**Stated goal**:
Your task is to print exactly the lines from the line that contains "Write a web" through the line that contains "-40.4, -41.3, -42.0];", with pictures left out.

**Data lines**:
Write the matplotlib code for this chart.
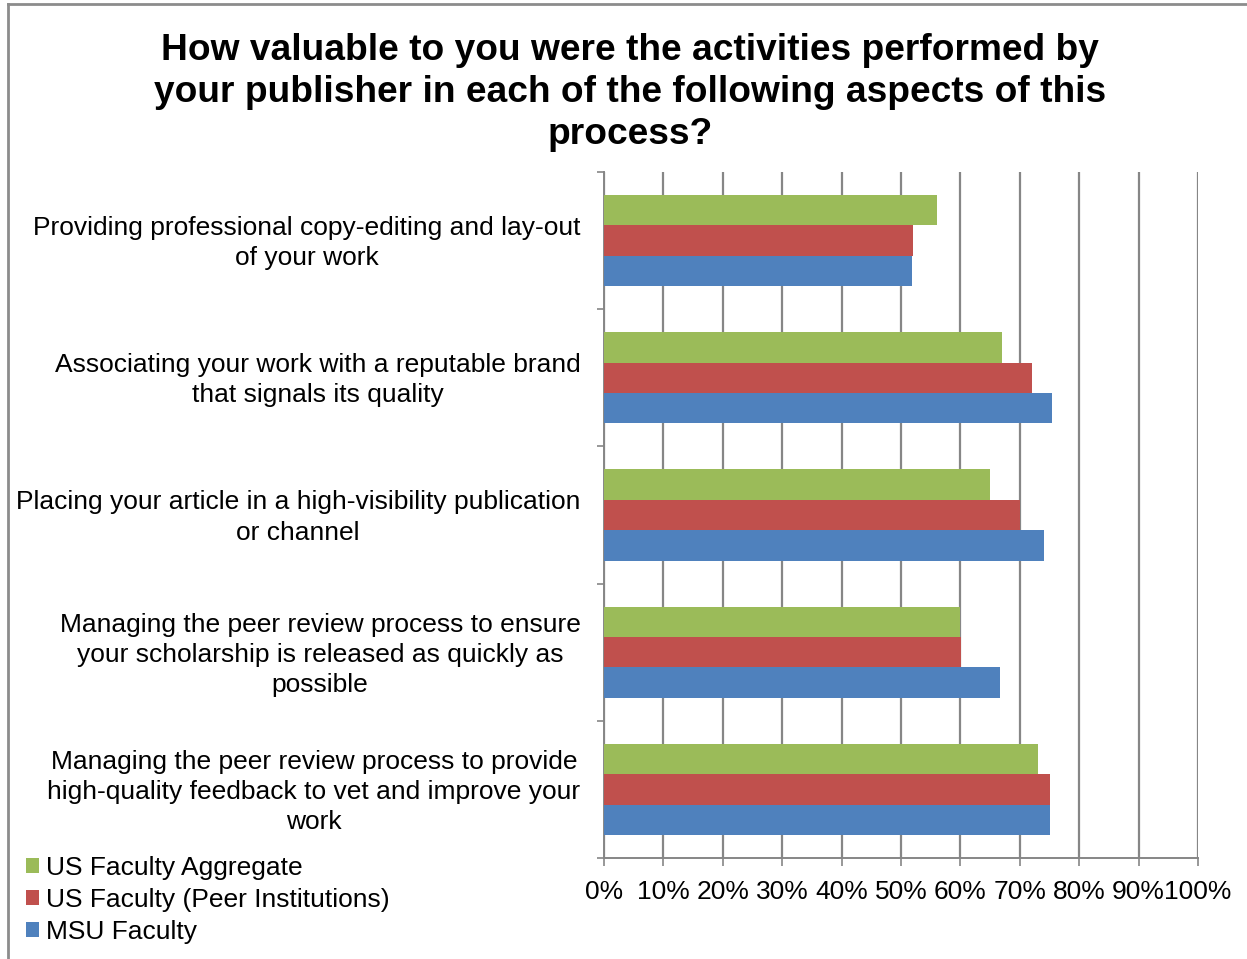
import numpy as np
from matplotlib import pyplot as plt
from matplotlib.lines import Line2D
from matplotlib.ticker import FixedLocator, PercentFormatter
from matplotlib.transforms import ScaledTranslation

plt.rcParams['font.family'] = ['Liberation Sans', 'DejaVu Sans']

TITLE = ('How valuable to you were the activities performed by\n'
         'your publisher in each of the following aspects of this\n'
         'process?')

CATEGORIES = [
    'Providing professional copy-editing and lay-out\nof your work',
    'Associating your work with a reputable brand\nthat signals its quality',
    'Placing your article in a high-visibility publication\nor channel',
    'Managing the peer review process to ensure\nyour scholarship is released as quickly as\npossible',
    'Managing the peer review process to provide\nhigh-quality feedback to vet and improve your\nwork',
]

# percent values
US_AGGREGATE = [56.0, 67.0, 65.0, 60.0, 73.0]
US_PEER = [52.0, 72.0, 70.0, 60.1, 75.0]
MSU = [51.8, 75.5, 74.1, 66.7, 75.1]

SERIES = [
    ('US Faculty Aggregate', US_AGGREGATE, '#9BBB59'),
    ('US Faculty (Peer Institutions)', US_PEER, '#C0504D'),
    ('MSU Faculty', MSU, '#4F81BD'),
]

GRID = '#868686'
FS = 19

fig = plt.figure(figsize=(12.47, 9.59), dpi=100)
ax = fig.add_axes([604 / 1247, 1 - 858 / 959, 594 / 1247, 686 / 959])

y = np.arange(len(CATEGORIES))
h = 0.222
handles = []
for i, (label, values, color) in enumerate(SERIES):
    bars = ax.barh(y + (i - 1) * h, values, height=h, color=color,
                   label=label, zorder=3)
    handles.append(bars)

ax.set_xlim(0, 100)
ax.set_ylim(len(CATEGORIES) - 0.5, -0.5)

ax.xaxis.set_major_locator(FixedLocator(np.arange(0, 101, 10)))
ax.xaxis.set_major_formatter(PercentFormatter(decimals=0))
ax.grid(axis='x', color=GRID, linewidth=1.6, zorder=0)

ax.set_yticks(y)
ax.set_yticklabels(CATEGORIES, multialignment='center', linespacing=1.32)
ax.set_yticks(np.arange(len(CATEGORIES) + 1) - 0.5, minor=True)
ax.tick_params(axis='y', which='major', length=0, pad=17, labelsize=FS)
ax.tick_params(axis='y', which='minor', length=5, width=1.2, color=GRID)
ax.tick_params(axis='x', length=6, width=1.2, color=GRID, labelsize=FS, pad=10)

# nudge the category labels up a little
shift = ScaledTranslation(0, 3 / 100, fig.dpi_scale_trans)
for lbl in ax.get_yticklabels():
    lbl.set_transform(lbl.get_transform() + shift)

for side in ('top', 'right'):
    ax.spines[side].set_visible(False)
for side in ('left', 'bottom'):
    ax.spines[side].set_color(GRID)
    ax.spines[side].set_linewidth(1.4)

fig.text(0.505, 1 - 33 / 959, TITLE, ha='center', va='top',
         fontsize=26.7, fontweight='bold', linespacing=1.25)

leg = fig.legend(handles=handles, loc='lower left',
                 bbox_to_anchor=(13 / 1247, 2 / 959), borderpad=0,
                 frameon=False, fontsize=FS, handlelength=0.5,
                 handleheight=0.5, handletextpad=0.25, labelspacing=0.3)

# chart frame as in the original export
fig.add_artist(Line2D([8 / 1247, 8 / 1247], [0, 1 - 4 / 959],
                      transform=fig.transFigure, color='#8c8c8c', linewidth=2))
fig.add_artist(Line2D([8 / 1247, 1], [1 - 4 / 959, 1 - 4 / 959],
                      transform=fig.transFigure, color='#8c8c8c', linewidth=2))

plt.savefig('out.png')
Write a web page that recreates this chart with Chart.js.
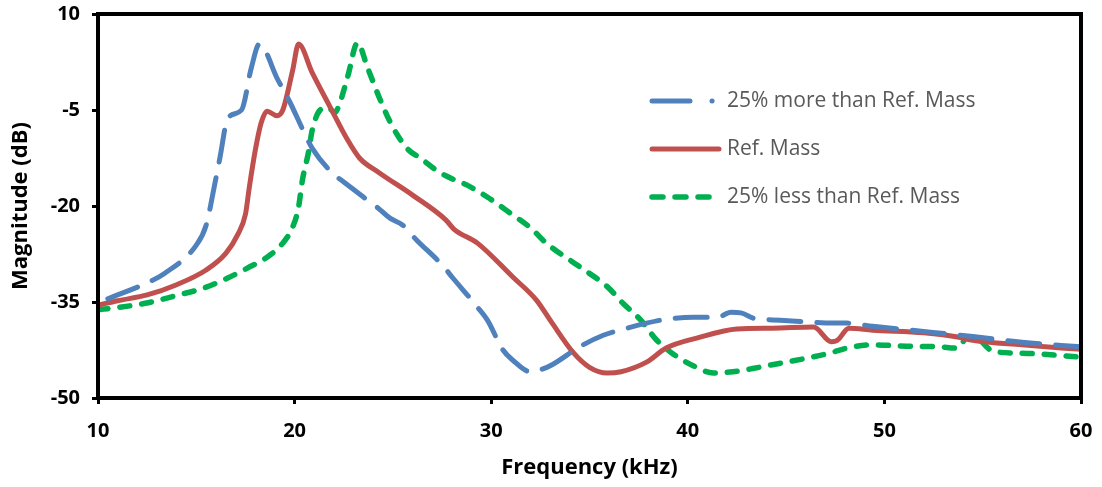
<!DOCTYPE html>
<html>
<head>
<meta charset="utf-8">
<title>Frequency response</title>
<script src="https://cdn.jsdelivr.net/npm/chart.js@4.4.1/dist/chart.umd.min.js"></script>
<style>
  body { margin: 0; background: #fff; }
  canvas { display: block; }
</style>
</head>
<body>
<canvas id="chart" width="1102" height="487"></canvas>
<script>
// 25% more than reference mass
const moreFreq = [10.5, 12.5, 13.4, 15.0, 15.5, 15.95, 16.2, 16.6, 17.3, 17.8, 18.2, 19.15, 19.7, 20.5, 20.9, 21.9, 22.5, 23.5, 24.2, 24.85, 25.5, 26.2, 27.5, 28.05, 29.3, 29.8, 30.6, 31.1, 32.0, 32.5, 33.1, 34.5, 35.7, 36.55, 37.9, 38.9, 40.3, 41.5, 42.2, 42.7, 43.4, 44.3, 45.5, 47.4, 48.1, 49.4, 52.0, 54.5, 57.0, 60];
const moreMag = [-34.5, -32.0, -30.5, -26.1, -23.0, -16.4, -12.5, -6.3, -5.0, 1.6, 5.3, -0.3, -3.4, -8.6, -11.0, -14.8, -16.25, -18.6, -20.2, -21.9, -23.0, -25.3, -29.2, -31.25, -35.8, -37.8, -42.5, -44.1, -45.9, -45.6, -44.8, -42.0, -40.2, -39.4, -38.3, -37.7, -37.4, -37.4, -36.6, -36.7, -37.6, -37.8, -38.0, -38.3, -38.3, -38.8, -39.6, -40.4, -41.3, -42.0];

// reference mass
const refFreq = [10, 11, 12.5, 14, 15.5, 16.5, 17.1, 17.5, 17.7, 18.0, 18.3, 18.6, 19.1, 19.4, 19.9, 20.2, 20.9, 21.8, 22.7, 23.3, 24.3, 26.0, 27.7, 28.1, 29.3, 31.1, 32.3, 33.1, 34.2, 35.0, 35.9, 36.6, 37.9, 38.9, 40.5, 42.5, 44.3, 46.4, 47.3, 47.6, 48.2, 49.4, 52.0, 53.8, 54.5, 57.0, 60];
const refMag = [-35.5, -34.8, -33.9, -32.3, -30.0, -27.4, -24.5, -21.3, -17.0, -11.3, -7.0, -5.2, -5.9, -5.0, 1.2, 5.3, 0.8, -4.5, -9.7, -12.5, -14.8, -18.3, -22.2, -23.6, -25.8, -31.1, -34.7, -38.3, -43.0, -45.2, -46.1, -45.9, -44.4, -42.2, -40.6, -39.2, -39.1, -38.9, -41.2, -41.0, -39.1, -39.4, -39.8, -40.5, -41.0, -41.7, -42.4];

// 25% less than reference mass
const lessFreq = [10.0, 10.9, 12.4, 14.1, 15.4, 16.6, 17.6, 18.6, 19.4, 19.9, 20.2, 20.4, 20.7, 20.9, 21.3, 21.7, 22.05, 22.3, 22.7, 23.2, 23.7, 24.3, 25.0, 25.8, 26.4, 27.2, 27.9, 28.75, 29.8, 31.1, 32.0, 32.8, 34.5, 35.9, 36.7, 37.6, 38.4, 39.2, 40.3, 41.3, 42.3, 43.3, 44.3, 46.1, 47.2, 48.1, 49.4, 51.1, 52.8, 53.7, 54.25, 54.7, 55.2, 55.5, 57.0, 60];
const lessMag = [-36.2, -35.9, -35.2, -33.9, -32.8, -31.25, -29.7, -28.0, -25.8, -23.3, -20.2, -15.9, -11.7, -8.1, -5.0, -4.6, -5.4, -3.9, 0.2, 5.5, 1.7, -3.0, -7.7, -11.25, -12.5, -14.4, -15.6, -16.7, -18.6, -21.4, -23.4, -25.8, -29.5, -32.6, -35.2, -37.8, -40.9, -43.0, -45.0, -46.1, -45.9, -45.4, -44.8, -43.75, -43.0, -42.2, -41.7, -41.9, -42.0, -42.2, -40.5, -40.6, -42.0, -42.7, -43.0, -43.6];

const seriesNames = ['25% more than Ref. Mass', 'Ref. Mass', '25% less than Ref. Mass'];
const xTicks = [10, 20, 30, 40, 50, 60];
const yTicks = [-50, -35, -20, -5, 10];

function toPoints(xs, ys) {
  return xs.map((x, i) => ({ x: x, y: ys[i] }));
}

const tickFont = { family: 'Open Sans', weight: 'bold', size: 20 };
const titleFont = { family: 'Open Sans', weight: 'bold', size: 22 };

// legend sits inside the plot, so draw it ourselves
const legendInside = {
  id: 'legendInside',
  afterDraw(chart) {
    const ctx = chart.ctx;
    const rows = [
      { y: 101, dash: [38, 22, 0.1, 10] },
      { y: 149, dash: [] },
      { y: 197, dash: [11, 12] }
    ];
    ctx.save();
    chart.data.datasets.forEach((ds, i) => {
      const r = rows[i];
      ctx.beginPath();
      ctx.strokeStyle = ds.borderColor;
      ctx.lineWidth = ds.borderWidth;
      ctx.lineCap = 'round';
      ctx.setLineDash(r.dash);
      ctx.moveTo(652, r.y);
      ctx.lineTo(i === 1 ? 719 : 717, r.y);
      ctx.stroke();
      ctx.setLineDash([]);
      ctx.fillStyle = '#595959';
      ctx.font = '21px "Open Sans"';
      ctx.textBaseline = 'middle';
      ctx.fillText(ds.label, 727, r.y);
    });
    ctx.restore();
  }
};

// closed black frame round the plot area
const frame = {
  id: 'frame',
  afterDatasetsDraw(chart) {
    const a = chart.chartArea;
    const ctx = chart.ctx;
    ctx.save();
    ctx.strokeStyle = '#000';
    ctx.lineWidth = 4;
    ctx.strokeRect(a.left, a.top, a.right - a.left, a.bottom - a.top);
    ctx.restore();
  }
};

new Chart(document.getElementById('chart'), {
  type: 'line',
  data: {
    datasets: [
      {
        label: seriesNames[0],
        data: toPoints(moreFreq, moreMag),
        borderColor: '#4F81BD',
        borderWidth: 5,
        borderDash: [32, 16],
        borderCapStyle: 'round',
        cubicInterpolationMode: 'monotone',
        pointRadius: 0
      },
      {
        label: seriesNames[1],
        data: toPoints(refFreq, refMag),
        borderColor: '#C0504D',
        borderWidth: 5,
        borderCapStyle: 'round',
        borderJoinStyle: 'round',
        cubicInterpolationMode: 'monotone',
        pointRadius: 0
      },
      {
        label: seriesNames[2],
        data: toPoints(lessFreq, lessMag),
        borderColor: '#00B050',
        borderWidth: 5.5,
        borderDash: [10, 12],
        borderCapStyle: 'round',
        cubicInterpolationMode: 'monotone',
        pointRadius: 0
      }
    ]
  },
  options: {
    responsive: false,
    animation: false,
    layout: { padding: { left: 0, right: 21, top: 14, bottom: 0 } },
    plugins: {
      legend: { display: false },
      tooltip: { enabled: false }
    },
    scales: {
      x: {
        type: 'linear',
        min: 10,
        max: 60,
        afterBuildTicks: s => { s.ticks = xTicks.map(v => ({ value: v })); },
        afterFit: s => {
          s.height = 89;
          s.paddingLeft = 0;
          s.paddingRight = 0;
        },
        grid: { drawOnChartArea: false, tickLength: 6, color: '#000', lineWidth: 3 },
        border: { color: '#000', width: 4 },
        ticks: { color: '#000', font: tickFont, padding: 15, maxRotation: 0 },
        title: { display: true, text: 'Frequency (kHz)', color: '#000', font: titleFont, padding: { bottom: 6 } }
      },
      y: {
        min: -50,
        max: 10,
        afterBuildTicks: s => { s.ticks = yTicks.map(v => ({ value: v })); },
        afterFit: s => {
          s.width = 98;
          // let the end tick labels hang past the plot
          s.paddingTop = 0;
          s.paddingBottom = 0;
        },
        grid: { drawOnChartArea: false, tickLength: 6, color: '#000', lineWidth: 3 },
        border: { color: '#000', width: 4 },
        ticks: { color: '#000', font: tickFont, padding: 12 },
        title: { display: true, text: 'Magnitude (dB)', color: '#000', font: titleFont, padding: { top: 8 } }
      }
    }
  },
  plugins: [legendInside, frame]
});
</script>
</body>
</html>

**Written answer**:
Write a web page that recreates this chart with Chart.js.
<!DOCTYPE html>
<html>
<head>
<meta charset="utf-8">
<title>Frequency response</title>
<script src="https://cdn.jsdelivr.net/npm/chart.js@4.4.1/dist/chart.umd.min.js"></script>
<style>
  body { margin: 0; background: #fff; }
  canvas { display: block; }
</style>
</head>
<body>
<canvas id="chart" width="1102" height="487"></canvas>
<script>
// 25% more than reference mass
const moreFreq = [10.5, 12.5, 13.4, 15.0, 15.5, 15.95, 16.2, 16.6, 17.3, 17.8, 18.2, 19.15, 19.7, 20.5, 20.9, 21.9, 22.5, 23.5, 24.2, 24.85, 25.5, 26.2, 27.5, 28.05, 29.3, 29.8, 30.6, 31.1, 32.0, 32.5, 33.1, 34.5, 35.7, 36.55, 37.9, 38.9, 40.3, 41.5, 42.2, 42.7, 43.4, 44.3, 45.5, 47.4, 48.1, 49.4, 52.0, 54.5, 57.0, 60];
const moreMag = [-34.5, -32.0, -30.5, -26.1, -23.0, -16.4, -12.5, -6.3, -5.0, 1.6, 5.3, -0.3, -3.4, -8.6, -11.0, -14.8, -16.25, -18.6, -20.2, -21.9, -23.0, -25.3, -29.2, -31.25, -35.8, -37.8, -42.5, -44.1, -45.9, -45.6, -44.8, -42.0, -40.2, -39.4, -38.3, -37.7, -37.4, -37.4, -36.6, -36.7, -37.6, -37.8, -38.0, -38.3, -38.3, -38.8, -39.6, -40.4, -41.3, -42.0];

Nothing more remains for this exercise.